Research from eMarketer found that 59% of mobile phone users between the ages of 18 and 34 now access their bank, credit union, credit card or brokerage account on mobile devices, proving how imperative it is for banks to make those options more appealing and user-friendly to retain loyal customers. Despite the popularity of mobile banking with young consumers, there are improvements that banking apps can make to attract a wider range of clientele and to grow the possibilities of how mobile banking apps are being utilized.
The key to unlocking the full potential of mobile banking lies in the tried-and-true branch model that consumers are already familiar and comfortable with. In fact, there are four lessons mobile banking can learn from the traditional branch experience.

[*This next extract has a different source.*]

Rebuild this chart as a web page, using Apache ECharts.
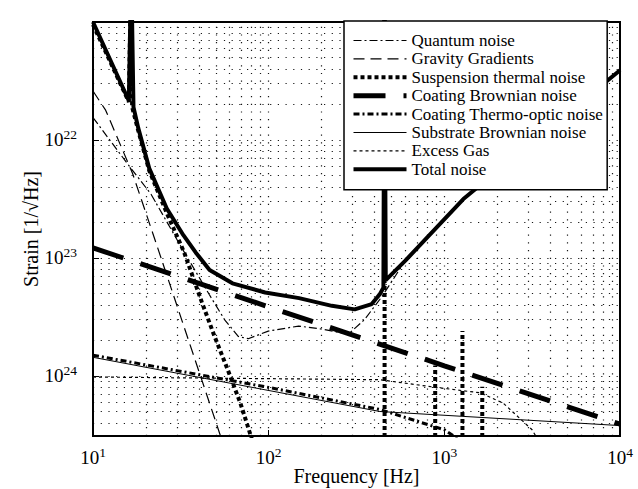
<!DOCTYPE html>
<html><head><meta charset="utf-8">
<script src="https://cdn.jsdelivr.net/npm/echarts@6/dist/echarts.min.js"></script>
<style>html,body{margin:0;padding:0;background:#fff}#c{width:638px;height:489px}#err{position:absolute;left:0;top:0;font:10px monospace;color:red}</style>
</head><body><div id="c"></div><div id="err"></div>
<script>
window.onerror = function (m, s, l, c) { document.getElementById('err').textContent += m + ' @' + l + ':' + c + ' | '; };
// ---- axis range, ticks and grid values ----
const xRange = [10, 10000];
const yRange = [3.1e-25, 1e-21];
const yTickExponents = [-22, -23, -24];
const xGridValues = [20,30,40,50,60,70,80,90,100,200,300,400,500,600,700,800,900,1000,2000,3000,4000,5000,6000,7000,8000,9000];
const yGridValues = [4e-25,5e-25,6e-25,7e-25,8e-25,9e-25,1e-24,2e-24,3e-24,4e-24,5e-24,6e-24,7e-24,8e-24,9e-24,1e-23,2e-23,3e-23,4e-23,5e-23,6e-23,7e-23,8e-23,9e-23,1e-22,2e-22,3e-22,4e-22,5e-22,6e-22,7e-22,8e-22,9e-22];

// ---- series data: [frequency Hz, strain] ----
const quantumNoise = [[10,1.55e-22],[15.7,6.3e-23],[21.4,3.47e-23],[26.3,2.03e-23],[31.3,1.29e-23],[45.9,4.9e-24],[56.3,2.98e-24],[67.3,2.16e-24],[76.5,2.07e-24],[99.5,2.4e-24],[148,2.65e-24],[200,2.5e-24],[284,2.26e-24],[351,3.0e-24],[441,4.7e-24],[600,9.5e-24],[1283,3.16e-23],[10000,3.9e-22]];
const gravityGradients = [[10,2.6e-22],[11.8,1.79e-22],[16.8,5.2e-23],[22.7,1.38e-23],[54,2.9e-25],[60,1.8e-25]];
const suspensionThermal = [[10,9.5e-22],[16,2.1e-22],[16.5,3e-21],[16.6,3e-21],[16.7,1.9e-22],[18.1,1.2e-22],[20.9,5.5e-23],[26.3,2.4e-23],[33,1.12e-23],[41.7,4.2e-24],[49,2.2e-24],[58.6,1.12e-24],[69,5.9e-25],[75.4,3.9e-25],[90,1.7e-25],[120,5e-26]];
// violin-mode peaks of the suspension thermal noise: [frequency, peak strain]
const violinPeaks = [[457,3e-21],[887,1.23e-24],[1268,2.4e-24],[1644,8.1e-25]];
const violinBase = 1e-26;
const coatingBrownian = [[10,1.22e-23],[100,3.85e-24],[1000,1.22e-24],[10000,3.9e-25]];
const coatingThermoOptic = [[10,1.5e-24],[100,8e-25],[430,5.2e-25],[1000,3.5e-25],[1400,2.5e-25]];
const substrateBrownian = [[10,1.44e-24],[430,5e-25],[10000,3.8e-25]];
const excessGas = [[10,9.8e-25],[430,9.3e-25],[900,8e-25],[1600,7.2e-25],[2160,5.9e-25],[3160,3.5e-25],[3600,2.5e-25]];
const totalNoise = [[10,1.0e-21],[16,2.15e-22],[16.5,3e-21],[16.6,3e-21],[17,1.9e-22],[18.1,1.26e-22],[20.9,5.75e-23],[26.3,2.63e-23],[32.7,1.56e-23],[38.5,1.11e-23],[46.1,7.9e-24],[62.2,6.1e-24],[95.5,5.1e-24],[149,4.57e-24],[229,3.93e-24],[309,3.67e-24],[386,4.07e-24],[430,4.95e-24],[450,5.6e-24],[456,3e-21],[458,3e-21],[464,6.5e-24],[600,9.5e-24],[1283,3.16e-23],[10000,3.9e-22]];

const FONT = 'Liberation Serif';
const chart = echarts.init(document.getElementById('c'), null, {renderer: 'svg'});

const richLab = {
  b: {fontFamily: FONT, fontSize: 19, color: '#000'},
  s: {fontFamily: FONT, fontSize: 13.5, color: '#000', padding: [0, 0, 10, 0]}
};

const mk = (name, data, width, type, z) => ({
  name, type: 'line', data, symbol: 'none', showSymbol: false, z: z || 3,
  lineStyle: {color: '#000', width, type: type || 'solid'},
  itemStyle: {color: '#000'}, animation: false
});

const gridLines = [];
xGridValues.forEach(v => gridLines.push([{coord: [v, yRange[0]]}, {coord: [v, yRange[1]]}]));
yGridValues.forEach(v => gridLines.push([{coord: [xRange[0], v]}, {coord: [xRange[1], v]}]));

const series = [
  {type: 'line', name: 'grid', data: [[10, 1e-21]], symbol: 'none', z: 1, silent: true, lineStyle: {opacity: 0},
   markLine: {silent: true, symbol: ['none', 'none'], label: {show: false}, animation: false,
     lineStyle: {color: '#000', width: 1.2, type: [1.2, 6.5], opacity: 0.9}, data: gridLines}},
  mk('Quantum noise', quantumNoise, 1.2, [8, 3, 2, 3]),
  mk('Gravity Gradients', gravityGradients, 1.2, [11, 6]),
  mk('Suspension thermal noise', suspensionThermal, 4, [4, 3]),
  mk('Coating Brownian noise', coatingBrownian, 5, [32, 18]),
  mk('Coating Thermo-optic noise', coatingThermoOptic, 3, [6, 3, 2, 3]),
  mk('Substrate Brownian noise', substrateBrownian, 1),
  mk('Excess Gas', excessGas, 1.2, [3, 3]),
  mk('Total noise', totalNoise, 4, 'solid', 4)
];
violinPeaks.forEach(p => series.push(mk('Suspension thermal noise', [[p[0], violinBase], p], 4, [4, 3])));

const option = {
  animation: false,
  backgroundColor: '#fff',
  grid: {left: 93, right: 18, top: 22, bottom: 53, show: true, borderColor: '#000', borderWidth: 2, containLabel: false, outerBoundsMode: 'none'},
  xAxis: {
    type: 'log', logBase: 10, min: xRange[0], max: xRange[1],
    name: 'Frequency [Hz]', nameLocation: 'middle', nameGap: 30, nameMoveOverlap: false,
    nameTextStyle: {fontFamily: FONT, fontSize: 20, color: '#000'},
    axisLine: {show: true, lineStyle: {color: '#000', width: 2}},
    axisTick: {show: true, inside: true, length: 6, lineStyle: {color: '#000'}},
    splitLine: {show: false},
    axisLabel: {margin: 9, rich: richLab, formatter: v => {
      const r = Math.round(Math.log10(v));
      return Math.abs(Math.log10(v) - r) > 1e-6 ? '' : '{b|10}{s|' + r + '}';
    }}
  },
  yAxis: {
    type: 'log', logBase: 10, min: yRange[0], max: yRange[1],
    name: 'Strain [1/\u221AHz]', nameLocation: 'middle', nameGap: 52, nameMoveOverlap: false,
    nameTextStyle: {fontFamily: FONT, fontSize: 20, color: '#000'},
    axisLine: {show: true, lineStyle: {color: '#000', width: 2}},
    axisTick: {show: true, inside: true, length: 6, lineStyle: {color: '#000'}},
    splitLine: {show: false},
    axisLabel: {margin: 16, rich: richLab, formatter: v => {
      const e = Math.log10(v), r = Math.round(e);
      if (Math.abs(e - r) > 1e-6 || yTickExponents.indexOf(r) < 0) return '';
      return '{b|10}{s|' + (-r) + '}';
    }}
  },
  legend: {
    left: 344, top: 21, orient: 'vertical', selectedMode: false, z: 100, zlevel: 0,
    itemWidth: 53, itemHeight: 14, itemGap: 1.4, padding: [11, 4, 12, 7],
    backgroundColor: '#fff', borderColor: '#000', borderWidth: 1.5,
    itemStyle: {opacity: 0},
    lineStyle: {width: 'inherit', type: 'inherit'},
    textStyle: {fontFamily: FONT, fontSize: 17, color: '#000'},
    data: ['Quantum noise','Gravity Gradients','Suspension thermal noise','Coating Brownian noise','Coating Thermo-optic noise','Substrate Brownian noise','Excess Gas','Total noise']
  },
  series
};
try { chart.setOption(option); } catch (e) { document.getElementById('err').textContent += 'EXC ' + e.message + ' ' + (e.stack || '').slice(0, 300); }
</script></body></html>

Use Human Connections to Build Trust
While technology presents a wealth of opportunities for banks and consumers, human interaction is still a critical component of the banking experience. In fact, of the people who do not use mobile devices for banking activities, comScore found that 36% cited security concerns as the primary reason.
This demonstrates the misconception among consumers that online banking is less reliable or less safe than traditional banking. While consumers use online banking for simple, everyday actions, their preference tends to shift drastically toward a bank branch when an issue arises.
According to a study by Empathica, 60% cited the desire to visit a branch when there was a banking problem, while 34% preferred using the phone. In contrast, only 6% preferred to take up their issue online. Having human experts on hand to solve financial issues is a very important feature that customers are hanging onto.
For these reasons, mobile banking apps should make it easy to call or video call a trusted banking representative. Ideally, a customer can be matched to the same representative each time an issue arises to replicate the branch experience and build trust.
Leverage Data to Improve Recommendations
Data is a missing link that banking needs to integrate into their mobile offerings to better understand the contextual needs of their clients. Digital companies have been successful in using consumer data, such as purchasing and spending habits, to gain a better grasp of exactly what consumers are looking for. This is what a digital consumer expects from their financial institution as well.
Some banks have taken the initiative to tap into data, including BBVA, which launched BBVA Data & Analytics to better understand consumer behavior that can be used to make better recommendations. It is critical for banks to know when a customer is a right fit for a certain product and data is the best indicator of when and what is right for a consumer.
Provide Tools that Increase Engagement
Years ago, it was common to walk into a bank branch and your account manager would know you by name, fully understand your financial situation, and be able to provide a view of your finances. The level of financial complexity and reduced 1:1 interactions creates an opportunity for mobile banking apps.
Because banking apps can see spending patterns and transactional insights, there is the potential to provide more meaningful snapshots of a consumer’s financial situation. Some examples of customer-centric mobile features are dashboards that users can customize to suit their specific needs, and good use of visual interpretations of data that improve decisions in real time.
Mobile banking apps have to be user friendly and offer a smooth experience from login to sign off so that consumers feel engaged and gratified to review their finances and make important decisions electronically.
Connect Digital and Human Touchpoints
Even with the increase in mobile banking activity, people will still visit retail branches for certain services that cannot be immediately replaced by online interaction. For example, ATM services are a top reason why people continue to visit bank branches. In fact, Chase found that 33% of millennials were using their bank’s ATMs more in 2015 than the year prior.
Knowing that ATMs are an important point of interaction that mobile can’t yet replace, banks should strive to make this experience more efficient similar to how BMO Harris Bank has done. BMO Harris Bank recently launched the U.S’s largest cardless ATM network that allows customers to withdraw cash using their smartphones.
The simple process takes only 15 seconds, whereas a debit-card withdrawal takes approximately 45 seconds. Another added benefit is that the smartphone method is safer since there is no risk of losing a debit card or having it “skimmed” by thieves. With this innovation, BMO Harris is essentially tackling two issues with one solution while demonstrating its willingness to put the customer experience first.
Another process that traditionally takes place in-person and on paper is signing a mortgage, which can be difficult to replicate on a mobile platform. People typically value in-person interaction, so they can ask questions throughout the process. Even in this process, the majority of the paperwork could be executed digitally, saving time and improving accuracy.
Banks need to identify the right combination of mobile and offline procedures to save time and operational costs while improving customer satisfaction. In the future, digital and branch banking cannot continue to operate in silos, as they will eventually compete against each other. The benefits of both models need to be integrated to give consumers the maximum level of efficiency.
The customer migration to mobile provides opportunities for banks to engage with their customers, particularly younger generations. But this does not mean that key learnings from the branch channel are not useful. In fact, it is the contrary, as banks need to recognize the successes of branches and figure out how to best replicate the offline branch experience on digital devices.
Improving customer communication through better customer service, use of data, app design and integration of points of interaction are all key factors that will help mobile gain momentum in personal finance.